Last month’s killing of a nonbinary activist known as “Tortuguita,” who was shot during an occupation protest in Atlanta’s South River Forest, marked the first police killing of a protester in the history of the American environmental movement.
Police entered the forest on January 18 after months of tension with activists camped in the area. Tortuguita was shot and seven others were arrested. It was the second police raid to result in arrests in about a month.
The Georgia Bureau of Investigation (GBI) has told Tortuguita shot and wounded a state trooper before officers returned fire. According to the bureau, no CCTV footage of the shooting is available.
Lawyers for Tortuguita’s family, whose full name is Manuel Esteban Páez Terán, question the police report of the shooting, saying the GBI did not answer the family’s questions about the shooting.
“We have reached out to them through every channel at our disposal. We have received no response, no offer to share information with the family,” Jeff Filipovits, an Atlanta-based civil rights attorney, said in an interview. “They want to know what happened to their child.”

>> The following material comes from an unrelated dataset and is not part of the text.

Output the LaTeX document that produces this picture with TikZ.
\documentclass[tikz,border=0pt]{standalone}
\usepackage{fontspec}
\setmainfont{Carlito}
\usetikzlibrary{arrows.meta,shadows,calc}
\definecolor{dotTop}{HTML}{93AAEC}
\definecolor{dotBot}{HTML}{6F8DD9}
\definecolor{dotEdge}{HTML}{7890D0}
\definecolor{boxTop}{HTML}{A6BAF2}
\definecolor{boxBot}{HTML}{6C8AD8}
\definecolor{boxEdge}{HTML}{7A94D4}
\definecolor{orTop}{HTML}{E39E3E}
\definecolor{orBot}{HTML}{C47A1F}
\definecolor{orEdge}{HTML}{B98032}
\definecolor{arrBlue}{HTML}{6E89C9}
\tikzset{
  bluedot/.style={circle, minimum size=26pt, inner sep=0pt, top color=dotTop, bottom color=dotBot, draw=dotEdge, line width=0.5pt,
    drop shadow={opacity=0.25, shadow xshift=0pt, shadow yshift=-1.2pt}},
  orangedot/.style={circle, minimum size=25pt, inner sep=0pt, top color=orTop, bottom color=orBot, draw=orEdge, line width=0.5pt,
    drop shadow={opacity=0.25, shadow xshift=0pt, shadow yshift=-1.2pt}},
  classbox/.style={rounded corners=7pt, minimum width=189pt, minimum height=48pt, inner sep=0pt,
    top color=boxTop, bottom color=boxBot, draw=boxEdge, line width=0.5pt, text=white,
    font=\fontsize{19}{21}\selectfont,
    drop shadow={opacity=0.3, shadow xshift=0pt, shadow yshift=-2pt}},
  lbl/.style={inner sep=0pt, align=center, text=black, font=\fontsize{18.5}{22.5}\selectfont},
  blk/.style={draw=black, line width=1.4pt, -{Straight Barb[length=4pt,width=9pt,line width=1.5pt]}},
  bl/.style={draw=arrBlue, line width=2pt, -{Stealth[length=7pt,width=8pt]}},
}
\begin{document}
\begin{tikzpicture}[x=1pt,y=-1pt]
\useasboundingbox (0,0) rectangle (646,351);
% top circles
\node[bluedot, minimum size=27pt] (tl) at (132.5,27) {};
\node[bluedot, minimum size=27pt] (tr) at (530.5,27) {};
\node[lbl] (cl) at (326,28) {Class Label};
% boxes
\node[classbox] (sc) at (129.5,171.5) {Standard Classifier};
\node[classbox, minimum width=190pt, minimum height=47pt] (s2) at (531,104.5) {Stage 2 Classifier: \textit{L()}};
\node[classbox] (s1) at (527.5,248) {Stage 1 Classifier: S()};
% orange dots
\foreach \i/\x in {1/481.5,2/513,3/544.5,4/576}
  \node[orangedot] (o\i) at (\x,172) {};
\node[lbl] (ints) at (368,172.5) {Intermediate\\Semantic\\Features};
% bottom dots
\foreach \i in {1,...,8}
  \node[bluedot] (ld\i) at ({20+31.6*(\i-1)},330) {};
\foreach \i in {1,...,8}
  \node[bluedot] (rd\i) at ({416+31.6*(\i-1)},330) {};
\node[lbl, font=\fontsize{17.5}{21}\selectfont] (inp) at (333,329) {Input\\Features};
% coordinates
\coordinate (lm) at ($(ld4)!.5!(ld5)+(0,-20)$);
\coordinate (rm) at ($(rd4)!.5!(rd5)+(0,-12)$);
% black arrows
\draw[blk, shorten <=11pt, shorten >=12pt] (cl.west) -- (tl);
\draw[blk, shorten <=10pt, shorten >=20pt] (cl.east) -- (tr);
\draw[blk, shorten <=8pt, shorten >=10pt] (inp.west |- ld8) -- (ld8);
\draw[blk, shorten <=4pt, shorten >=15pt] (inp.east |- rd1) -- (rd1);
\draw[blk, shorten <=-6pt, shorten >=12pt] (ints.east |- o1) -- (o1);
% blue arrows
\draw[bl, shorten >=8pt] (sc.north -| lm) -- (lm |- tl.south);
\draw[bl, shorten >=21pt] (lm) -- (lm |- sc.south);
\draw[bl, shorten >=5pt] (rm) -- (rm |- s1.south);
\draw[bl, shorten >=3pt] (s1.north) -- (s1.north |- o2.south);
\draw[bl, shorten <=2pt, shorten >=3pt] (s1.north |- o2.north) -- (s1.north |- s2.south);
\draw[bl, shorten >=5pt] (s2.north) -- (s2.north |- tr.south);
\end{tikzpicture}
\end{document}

Occupation protests have been a staple of environmental activism for decades, but Atlanta’s was different. Where the police often mediated in previous protests, in Atlanta they acted as opponents whose self-interest – a development project for a police complex – was central to the protest.
“There’s a long history of law enforcement confronting direct-action environmentalists, and those confrontations turned hostile,” said Keith Woodhouse, an assistant professor at Northwestern University who wrote a book on radical environmentalism. “The big difference is that one of these activists was shot and killed, which I think is unprecedented in the United States.”
And in the modern era of protest, environmentalists, who may once have had a narrow focus or branched off from other movements, are now increasingly caught in the middle of a much wider web of social issues.
“The issue of policing in the United States, the militarization of police forces, Black Lives Matter, all of those issues are related to protecting this forest for these activists,” Woodhouse said.